[Stored items]
--- --- ---
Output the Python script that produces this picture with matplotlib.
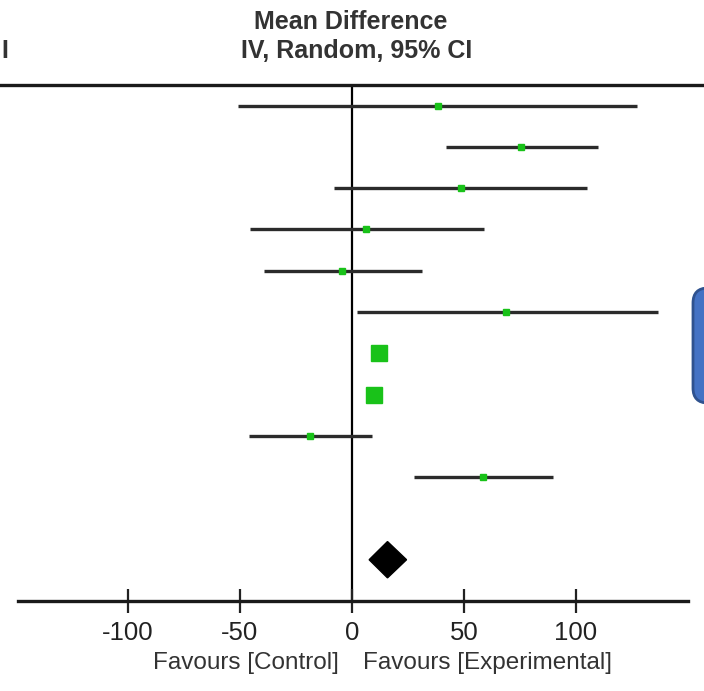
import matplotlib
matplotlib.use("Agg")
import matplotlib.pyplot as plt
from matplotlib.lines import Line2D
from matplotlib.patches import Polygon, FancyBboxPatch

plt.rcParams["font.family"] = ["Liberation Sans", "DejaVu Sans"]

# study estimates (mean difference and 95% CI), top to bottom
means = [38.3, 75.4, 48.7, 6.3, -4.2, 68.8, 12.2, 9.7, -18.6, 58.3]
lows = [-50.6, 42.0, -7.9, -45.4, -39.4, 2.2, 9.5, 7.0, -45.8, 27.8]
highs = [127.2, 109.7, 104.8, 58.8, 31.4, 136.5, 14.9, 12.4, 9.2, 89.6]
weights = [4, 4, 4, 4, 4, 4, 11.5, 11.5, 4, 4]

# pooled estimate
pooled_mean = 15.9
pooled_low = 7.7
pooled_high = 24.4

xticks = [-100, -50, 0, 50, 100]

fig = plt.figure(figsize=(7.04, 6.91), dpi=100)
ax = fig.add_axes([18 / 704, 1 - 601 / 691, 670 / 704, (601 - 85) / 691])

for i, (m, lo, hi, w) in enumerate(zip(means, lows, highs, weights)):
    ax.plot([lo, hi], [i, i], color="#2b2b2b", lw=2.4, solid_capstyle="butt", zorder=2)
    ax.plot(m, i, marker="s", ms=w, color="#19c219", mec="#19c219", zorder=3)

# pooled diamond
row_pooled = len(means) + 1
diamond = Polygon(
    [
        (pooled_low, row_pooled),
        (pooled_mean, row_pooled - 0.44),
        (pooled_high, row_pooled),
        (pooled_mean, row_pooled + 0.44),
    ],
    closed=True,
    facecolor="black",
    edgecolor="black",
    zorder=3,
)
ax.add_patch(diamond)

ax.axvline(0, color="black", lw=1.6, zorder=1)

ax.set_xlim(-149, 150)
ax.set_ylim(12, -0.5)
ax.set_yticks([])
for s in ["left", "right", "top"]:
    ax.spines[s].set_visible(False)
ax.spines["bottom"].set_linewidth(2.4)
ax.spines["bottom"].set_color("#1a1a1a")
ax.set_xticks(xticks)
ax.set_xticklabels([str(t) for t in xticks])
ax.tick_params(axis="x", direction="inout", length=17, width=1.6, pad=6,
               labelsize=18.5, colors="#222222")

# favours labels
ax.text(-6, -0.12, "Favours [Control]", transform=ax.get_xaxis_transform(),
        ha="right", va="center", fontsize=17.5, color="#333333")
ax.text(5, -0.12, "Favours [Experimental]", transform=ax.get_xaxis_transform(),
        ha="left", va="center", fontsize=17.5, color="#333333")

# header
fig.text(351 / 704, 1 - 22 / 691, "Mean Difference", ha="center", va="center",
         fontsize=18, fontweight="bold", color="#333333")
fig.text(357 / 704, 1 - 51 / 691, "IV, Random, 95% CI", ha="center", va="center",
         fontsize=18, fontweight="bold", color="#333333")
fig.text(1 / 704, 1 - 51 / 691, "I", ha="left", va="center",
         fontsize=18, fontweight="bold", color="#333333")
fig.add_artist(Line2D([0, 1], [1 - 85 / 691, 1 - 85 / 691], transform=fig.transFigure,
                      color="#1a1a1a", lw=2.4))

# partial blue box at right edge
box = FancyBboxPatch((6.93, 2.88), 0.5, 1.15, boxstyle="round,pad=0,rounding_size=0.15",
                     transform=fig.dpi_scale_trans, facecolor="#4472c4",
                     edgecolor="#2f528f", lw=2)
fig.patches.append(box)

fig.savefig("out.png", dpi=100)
--- --- ---
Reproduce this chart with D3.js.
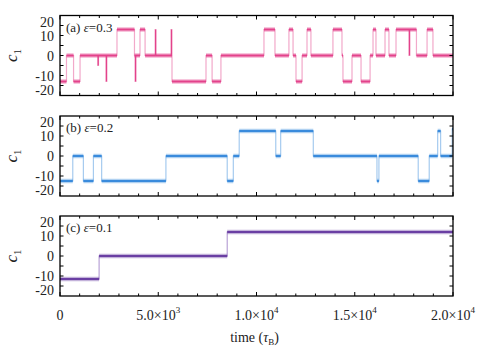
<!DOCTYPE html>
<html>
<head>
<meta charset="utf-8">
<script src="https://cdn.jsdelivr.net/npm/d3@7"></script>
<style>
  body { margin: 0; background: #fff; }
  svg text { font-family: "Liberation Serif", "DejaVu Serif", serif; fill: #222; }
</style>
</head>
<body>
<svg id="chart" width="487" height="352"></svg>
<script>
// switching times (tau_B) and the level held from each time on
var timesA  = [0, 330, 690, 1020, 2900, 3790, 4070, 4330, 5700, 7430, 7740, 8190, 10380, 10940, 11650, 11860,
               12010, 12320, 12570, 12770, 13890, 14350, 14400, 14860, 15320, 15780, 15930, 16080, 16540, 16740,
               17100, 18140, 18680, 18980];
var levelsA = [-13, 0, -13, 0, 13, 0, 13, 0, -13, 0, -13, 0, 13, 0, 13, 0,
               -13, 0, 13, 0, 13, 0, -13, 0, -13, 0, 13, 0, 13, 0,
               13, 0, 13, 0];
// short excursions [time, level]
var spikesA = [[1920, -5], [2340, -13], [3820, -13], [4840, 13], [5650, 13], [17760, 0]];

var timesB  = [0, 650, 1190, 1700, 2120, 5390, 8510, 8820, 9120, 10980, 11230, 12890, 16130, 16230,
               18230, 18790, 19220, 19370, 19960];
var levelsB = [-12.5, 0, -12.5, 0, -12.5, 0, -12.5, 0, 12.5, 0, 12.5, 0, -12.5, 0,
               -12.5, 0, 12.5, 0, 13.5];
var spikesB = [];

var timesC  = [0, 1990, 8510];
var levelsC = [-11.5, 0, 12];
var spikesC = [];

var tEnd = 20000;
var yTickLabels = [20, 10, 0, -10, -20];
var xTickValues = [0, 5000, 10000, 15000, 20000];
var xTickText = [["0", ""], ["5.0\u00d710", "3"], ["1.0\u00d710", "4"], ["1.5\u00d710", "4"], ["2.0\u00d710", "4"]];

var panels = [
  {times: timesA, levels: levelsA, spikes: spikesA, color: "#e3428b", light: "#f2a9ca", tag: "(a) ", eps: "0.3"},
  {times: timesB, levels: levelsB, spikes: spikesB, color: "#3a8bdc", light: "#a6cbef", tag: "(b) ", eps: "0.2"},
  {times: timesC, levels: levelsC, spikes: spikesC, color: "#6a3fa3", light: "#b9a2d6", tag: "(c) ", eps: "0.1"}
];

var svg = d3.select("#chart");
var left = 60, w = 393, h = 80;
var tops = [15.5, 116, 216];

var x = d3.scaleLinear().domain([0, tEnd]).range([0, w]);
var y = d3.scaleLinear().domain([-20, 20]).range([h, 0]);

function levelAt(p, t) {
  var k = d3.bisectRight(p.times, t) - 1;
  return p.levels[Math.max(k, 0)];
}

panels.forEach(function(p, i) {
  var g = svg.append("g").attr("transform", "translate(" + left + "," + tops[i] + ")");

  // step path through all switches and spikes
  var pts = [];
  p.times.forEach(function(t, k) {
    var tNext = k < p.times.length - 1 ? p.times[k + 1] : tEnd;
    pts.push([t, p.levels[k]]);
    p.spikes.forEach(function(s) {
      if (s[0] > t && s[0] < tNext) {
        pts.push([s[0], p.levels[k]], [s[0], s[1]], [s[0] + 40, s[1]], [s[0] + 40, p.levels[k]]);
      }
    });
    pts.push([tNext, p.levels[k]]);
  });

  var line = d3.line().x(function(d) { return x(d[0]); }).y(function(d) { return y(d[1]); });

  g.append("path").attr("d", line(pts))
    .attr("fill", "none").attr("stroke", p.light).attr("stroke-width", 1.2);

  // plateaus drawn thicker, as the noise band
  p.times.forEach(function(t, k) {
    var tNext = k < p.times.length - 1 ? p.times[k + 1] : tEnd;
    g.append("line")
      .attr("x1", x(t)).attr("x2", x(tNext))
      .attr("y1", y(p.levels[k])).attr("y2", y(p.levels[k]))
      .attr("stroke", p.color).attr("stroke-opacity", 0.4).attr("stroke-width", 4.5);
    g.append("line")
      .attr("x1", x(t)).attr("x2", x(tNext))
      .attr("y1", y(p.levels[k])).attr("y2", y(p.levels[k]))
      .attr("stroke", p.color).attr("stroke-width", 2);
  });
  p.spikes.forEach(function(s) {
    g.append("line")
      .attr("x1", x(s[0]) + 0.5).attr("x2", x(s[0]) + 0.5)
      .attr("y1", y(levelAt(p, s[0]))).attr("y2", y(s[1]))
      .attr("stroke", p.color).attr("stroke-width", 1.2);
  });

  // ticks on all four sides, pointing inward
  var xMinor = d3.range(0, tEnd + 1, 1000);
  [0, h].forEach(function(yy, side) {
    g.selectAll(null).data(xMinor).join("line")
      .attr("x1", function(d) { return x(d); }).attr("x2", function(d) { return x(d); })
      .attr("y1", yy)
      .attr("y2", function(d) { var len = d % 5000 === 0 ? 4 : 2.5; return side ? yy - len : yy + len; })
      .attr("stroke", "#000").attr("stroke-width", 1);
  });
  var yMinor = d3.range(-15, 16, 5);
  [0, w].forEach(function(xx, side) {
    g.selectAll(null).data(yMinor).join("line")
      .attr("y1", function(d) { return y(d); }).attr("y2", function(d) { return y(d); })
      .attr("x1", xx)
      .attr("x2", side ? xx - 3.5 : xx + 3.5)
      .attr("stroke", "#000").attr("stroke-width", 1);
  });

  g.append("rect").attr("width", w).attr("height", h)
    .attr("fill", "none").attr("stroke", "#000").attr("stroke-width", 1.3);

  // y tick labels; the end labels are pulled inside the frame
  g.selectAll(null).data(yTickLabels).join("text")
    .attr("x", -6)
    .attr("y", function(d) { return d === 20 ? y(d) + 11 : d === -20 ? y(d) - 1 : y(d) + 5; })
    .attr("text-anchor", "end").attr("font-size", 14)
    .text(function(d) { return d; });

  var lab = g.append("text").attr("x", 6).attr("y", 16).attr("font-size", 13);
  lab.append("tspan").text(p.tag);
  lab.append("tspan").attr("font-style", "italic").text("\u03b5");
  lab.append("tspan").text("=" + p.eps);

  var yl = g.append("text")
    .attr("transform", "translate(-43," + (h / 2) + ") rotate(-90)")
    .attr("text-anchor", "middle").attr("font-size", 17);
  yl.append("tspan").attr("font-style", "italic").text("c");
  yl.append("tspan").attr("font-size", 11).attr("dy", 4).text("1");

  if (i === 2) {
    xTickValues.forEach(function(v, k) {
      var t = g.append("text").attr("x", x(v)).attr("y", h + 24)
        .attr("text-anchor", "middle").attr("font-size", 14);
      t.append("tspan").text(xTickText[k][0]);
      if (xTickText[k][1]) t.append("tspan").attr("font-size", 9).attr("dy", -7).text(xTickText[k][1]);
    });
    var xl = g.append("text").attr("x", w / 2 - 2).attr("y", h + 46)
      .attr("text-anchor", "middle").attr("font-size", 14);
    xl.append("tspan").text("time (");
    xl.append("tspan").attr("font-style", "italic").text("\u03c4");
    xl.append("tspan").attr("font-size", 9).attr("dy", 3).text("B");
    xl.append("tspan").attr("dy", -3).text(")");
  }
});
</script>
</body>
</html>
--- --- ---
Nothing but the lines from the one with "Output the Python" down to the one with "xticks = [-100, -50, 0, 50, 100]" should be printed, both of them included. Leave out the pictures.

Output the Python script that produces this picture with matplotlib.
import matplotlib
matplotlib.use("Agg")
import matplotlib.pyplot as plt
from matplotlib.lines import Line2D
from matplotlib.patches import Polygon, FancyBboxPatch

plt.rcParams["font.family"] = ["Liberation Sans", "DejaVu Sans"]

# study estimates (mean difference and 95% CI), top to bottom
means = [38.3, 75.4, 48.7, 6.3, -4.2, 68.8, 12.2, 9.7, -18.6, 58.3]
lows = [-50.6, 42.0, -7.9, -45.4, -39.4, 2.2, 9.5, 7.0, -45.8, 27.8]
highs = [127.2, 109.7, 104.8, 58.8, 31.4, 136.5, 14.9, 12.4, 9.2, 89.6]
weights = [4, 4, 4, 4, 4, 4, 11.5, 11.5, 4, 4]

# pooled estimate
pooled_mean = 15.9
pooled_low = 7.7
pooled_high = 24.4

xticks = [-100, -50, 0, 50, 100]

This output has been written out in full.